begin Dataset extract

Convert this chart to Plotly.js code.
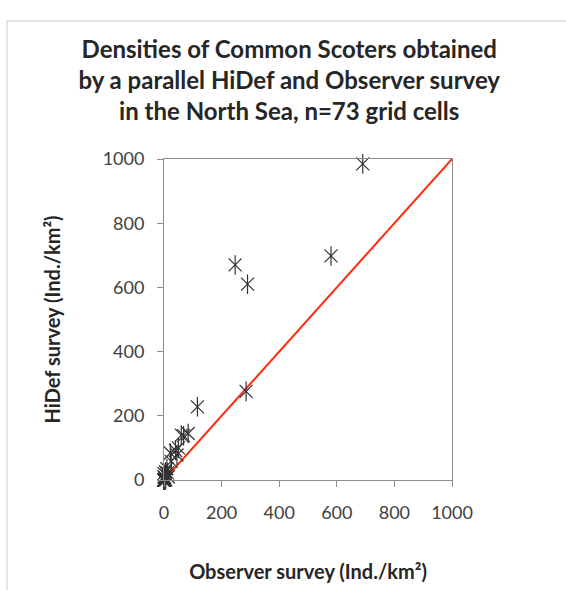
<!DOCTYPE html>
<html>
<head>
<meta charset="utf-8">
<script src="https://cdn.plot.ly/plotly-3.0.1.min.js"></script>
<style>html,body{margin:0;padding:0;background:#fff;}</style>
</head>
<body>
<div id="chart" style="width:566px;height:590px;"></div>
<script>
// Observer survey densities (Ind./km²), x-values
const observer = [690, 580, 247, 290, 285, 116, 84, 60, 68, 50, 40, 45, 22, 25, 10, 5, 0, 8, 15, 3, 0, 6, 12, 2,
  0,0,0,0,0,0,0,0,0,0, 0,0,0,0,0,0,0,0,0,0, 0,0,0,0,0,0,0,0,0,0, 0,0,0,0,0,0,0,0,0,0, 0,0,0,0,0,0,0,0,0];
// HiDef survey densities (Ind./km²), y-values
const hidef = [985, 698, 670, 610, 276, 228, 145, 140, 138, 100, 92, 78, 84, 58, 35, 25, 20, 15, 10, 5, 10, 0, 22, 8,
  0,0,0,0,0,0,0,0,0,0, 0,0,0,0,0,0,0,0,0,0, 0,0,0,0,0,0,0,0,0,0, 0,0,0,0,0,0,0,0,0,0, 0,0,0,0,0,0,0,0,0];
// 1:1 reference line
const lineX = [0, 1000];
const lineY = [0, 1000];
const tickVals = [0, 200, 400, 600, 800, 1000];

const font = "Lato, 'Open Sans', sans-serif";
const markColor = '#333333';

const traces = [
  {
    x: lineX, y: lineY, type: 'scatter', mode: 'lines',
    line: {color: '#ff2a0a', width: 2}, hoverinfo: 'skip', showlegend: false
  },
  {
    x: observer, y: hidef, type: 'scatter', mode: 'markers', cliponaxis: false,
    marker: {symbol: 'x-thin-open', size: 13, color: markColor, line: {color: markColor, width: 1.2}},
    showlegend: false, name: 'cells'
  },
  {
    x: observer, y: hidef, type: 'scatter', mode: 'markers', cliponaxis: false,
    marker: {symbol: 'line-ns-open', size: 14, color: markColor, line: {color: markColor, width: 1.2}},
    showlegend: false, hoverinfo: 'skip'
  }
];

const layout = {
  width: 566, height: 590,
  margin: {l: 164, r: 114, t: 159, b: 110},
  paper_bgcolor: '#ffffff', plot_bgcolor: '#ffffff',
  font: {family: font, color: '#404040'},
  title: {
    text: 'Densities of Common Scoters obtained<br>by a parallel HiDef and Observer survey<br>in the North Sea, n=73 grid cells',
    font: {family: font, size: 24, color: '#262626', weight: 'bold'},
    xref: 'container', yref: 'container', x: 0.511, xanchor: 'center',
    y: 1 - 58/590, yanchor: 'middle'
  },
  xaxis: {
    range: [0, 1000], tickvals: tickVals, ticktext: tickVals.map(String),
    showgrid: false, zeroline: false,
    showline: true, linecolor: '#8c8c8c', linewidth: 1, mirror: true,
    ticks: 'outside', ticklen: 6, tickcolor: '#8c8c8c', ticklabelstandoff: 10,
    tickfont: {family: font, size: 18, color: '#404040'},
    title: {text: 'Observer survey (Ind./km²)', standoff: 43,
      font: {family: font, size: 20, color: '#262626', weight: 'bold'}}
  },
  yaxis: {
    range: [0, 1000], tickvals: tickVals, ticktext: tickVals.map(String),
    showgrid: false, zeroline: false,
    showline: true, linecolor: '#8c8c8c', linewidth: 1, mirror: true,
    ticks: 'outside', ticklen: 6, tickcolor: '#8c8c8c', ticklabelstandoff: 9,
    tickfont: {family: font, size: 18, color: '#404040'},
    title: {text: 'HiDef survey (Ind./km²)', standoff: 36,
      font: {family: font, size: 20, color: '#262626', weight: 'bold'}}
  },
  shapes: [
    {type: 'line', xref: 'paper', yref: 'paper', x0: (7-164)/288, x1: (7-164)/288,
      y0: (480-21)/321, y1: (480-600)/321, line: {color: '#c8c8c8', width: 1}},
    {type: 'line', xref: 'paper', yref: 'paper', x0: (7-164)/288, x1: (570-164)/288,
      y0: (480-21)/321, y1: (480-21)/321, line: {color: '#c8c8c8', width: 1}}
  ]
};

Plotly.newPlot('chart', traces, layout, {displayModeBar: false, staticPlot: true});
</script>
</body>
</html>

end Dataset extract

--- Exercise objective ---
Begin at the first line of the material and copy each line exactly through the one containing "const markColor = '#333333';". Omit pictures.

--- Answer to the problem ---
Convert this chart to Plotly.js code.
<!DOCTYPE html>
<html>
<head>
<meta charset="utf-8">
<script src="https://cdn.plot.ly/plotly-3.0.1.min.js"></script>
<style>html,body{margin:0;padding:0;background:#fff;}</style>
</head>
<body>
<div id="chart" style="width:566px;height:590px;"></div>
<script>
// Observer survey densities (Ind./km²), x-values
const observer = [690, 580, 247, 290, 285, 116, 84, 60, 68, 50, 40, 45, 22, 25, 10, 5, 0, 8, 15, 3, 0, 6, 12, 2,
  0,0,0,0,0,0,0,0,0,0, 0,0,0,0,0,0,0,0,0,0, 0,0,0,0,0,0,0,0,0,0, 0,0,0,0,0,0,0,0,0,0, 0,0,0,0,0,0,0,0,0];
// HiDef survey densities (Ind./km²), y-values
const hidef = [985, 698, 670, 610, 276, 228, 145, 140, 138, 100, 92, 78, 84, 58, 35, 25, 20, 15, 10, 5, 10, 0, 22, 8,
  0,0,0,0,0,0,0,0,0,0, 0,0,0,0,0,0,0,0,0,0, 0,0,0,0,0,0,0,0,0,0, 0,0,0,0,0,0,0,0,0,0, 0,0,0,0,0,0,0,0,0];
// 1:1 reference line
const lineX = [0, 1000];
const lineY = [0, 1000];
const tickVals = [0, 200, 400, 600, 800, 1000];

const font = "Lato, 'Open Sans', sans-serif";
const markColor = '#333333';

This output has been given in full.